Members of Liuzzo’s family will return for this week’s celebrations. Four of the five children left Detroit after their father died in 1978, not because of racial tension, but because there was nothing still holding them in the area.
Together in Selma for 50th Anniversary
Four of the siblings were together in Selma last month to commemorate the 50th anniversary of the violence on the Edmund Pettus Bridge that shook people like their mother out of complacency and drove them to help those struggling to vote in the racially segregated South.
In some respects, President Barack Obama might have been speaking directly to them in what some called the speech of a lifetime, said Lilleboe, who has sojourned to Alabama to commemorate the anniversary of the march for the past 11 years. Among the president’s remarks:
“ … We gather here to honor the courage of ordinary Americans willing to endure billy clubs and the chastening rod; tear gas and the trampling hoof; men and women who despite the gush of blood and splintered bone would stay true to their North Star and keep marching toward justice. ...

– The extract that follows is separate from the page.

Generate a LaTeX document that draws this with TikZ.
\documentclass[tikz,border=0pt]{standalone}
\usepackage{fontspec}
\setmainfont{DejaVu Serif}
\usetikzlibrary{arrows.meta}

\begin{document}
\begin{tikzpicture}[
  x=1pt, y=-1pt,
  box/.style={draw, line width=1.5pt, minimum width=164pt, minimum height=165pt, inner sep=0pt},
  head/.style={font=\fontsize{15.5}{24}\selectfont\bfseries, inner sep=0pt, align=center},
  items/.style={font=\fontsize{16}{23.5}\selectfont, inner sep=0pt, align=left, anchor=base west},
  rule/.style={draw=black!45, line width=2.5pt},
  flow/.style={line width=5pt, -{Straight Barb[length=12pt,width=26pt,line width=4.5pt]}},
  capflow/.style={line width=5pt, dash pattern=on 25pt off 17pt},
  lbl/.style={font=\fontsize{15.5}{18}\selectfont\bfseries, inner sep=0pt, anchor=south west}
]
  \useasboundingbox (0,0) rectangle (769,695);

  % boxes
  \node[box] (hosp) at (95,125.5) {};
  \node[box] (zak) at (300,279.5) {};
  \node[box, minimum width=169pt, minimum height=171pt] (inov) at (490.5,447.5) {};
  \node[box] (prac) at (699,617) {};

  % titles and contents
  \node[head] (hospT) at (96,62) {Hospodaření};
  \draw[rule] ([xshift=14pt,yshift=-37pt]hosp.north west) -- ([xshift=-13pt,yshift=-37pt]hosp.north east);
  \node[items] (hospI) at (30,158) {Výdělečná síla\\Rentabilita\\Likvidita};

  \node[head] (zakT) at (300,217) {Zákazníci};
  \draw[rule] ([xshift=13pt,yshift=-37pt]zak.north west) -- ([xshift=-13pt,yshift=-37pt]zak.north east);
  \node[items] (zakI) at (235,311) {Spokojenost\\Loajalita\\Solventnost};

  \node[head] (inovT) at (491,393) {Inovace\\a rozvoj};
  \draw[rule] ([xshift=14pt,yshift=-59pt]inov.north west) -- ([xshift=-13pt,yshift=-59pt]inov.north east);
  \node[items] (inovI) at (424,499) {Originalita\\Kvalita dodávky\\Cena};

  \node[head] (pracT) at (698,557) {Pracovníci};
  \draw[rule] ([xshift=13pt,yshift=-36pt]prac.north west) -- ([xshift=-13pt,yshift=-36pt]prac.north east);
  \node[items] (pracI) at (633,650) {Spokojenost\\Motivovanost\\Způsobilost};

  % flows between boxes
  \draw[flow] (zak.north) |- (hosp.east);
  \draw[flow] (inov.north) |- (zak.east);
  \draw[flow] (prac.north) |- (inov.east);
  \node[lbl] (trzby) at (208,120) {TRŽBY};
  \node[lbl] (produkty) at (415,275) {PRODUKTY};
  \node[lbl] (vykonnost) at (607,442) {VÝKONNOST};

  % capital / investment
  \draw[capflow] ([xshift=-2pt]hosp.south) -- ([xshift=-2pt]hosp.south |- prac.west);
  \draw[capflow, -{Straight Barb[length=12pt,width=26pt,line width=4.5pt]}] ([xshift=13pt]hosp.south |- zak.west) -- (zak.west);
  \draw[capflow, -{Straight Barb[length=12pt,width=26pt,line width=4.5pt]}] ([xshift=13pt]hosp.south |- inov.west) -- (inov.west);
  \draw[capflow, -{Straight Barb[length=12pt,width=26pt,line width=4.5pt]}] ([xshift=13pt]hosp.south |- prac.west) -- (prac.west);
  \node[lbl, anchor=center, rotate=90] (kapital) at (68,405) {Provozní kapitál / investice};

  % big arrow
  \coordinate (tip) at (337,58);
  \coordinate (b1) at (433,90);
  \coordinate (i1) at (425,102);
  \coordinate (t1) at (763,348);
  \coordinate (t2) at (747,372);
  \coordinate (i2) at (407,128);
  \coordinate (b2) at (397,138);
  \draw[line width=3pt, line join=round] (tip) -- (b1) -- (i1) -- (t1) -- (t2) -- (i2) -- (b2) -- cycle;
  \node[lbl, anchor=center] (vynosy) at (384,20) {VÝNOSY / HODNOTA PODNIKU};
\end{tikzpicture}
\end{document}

“The Americans who crossed this bridge were not physically imposing. But they gave courage to millions. They held no elected office. But they led a nation. They marched as Americans who had endured hundreds of years of brutal violence, and countless daily indignities – but they didn’t seek special treatment, just the equal treatment promised to them almost a century before.”

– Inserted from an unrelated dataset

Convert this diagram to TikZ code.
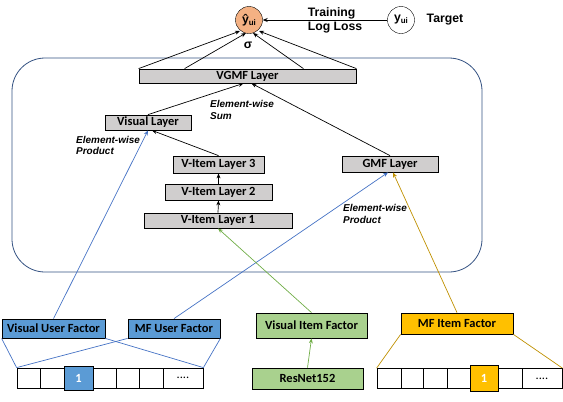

“It was a very spiritual moment,” Lilleboe said. ”You have to picture the whole scene. Tens of thousands of people and the Edmund Pettus Bridge in the background and he’s there talking ... and to have my mom included in that story. It was such a feeling of validation and pride knowing that my mother was a part of making that possible.”
Even today, Lilleboe is questioned about the rumor the FBI planted, that Liuzzo was an unfit mother who abandoned her children.
“The truth is, my mother loved us enough to want this to be a better world,” Lilleboe said. “The question isn’t why did my mom go; it’s why didn’t everybody go?”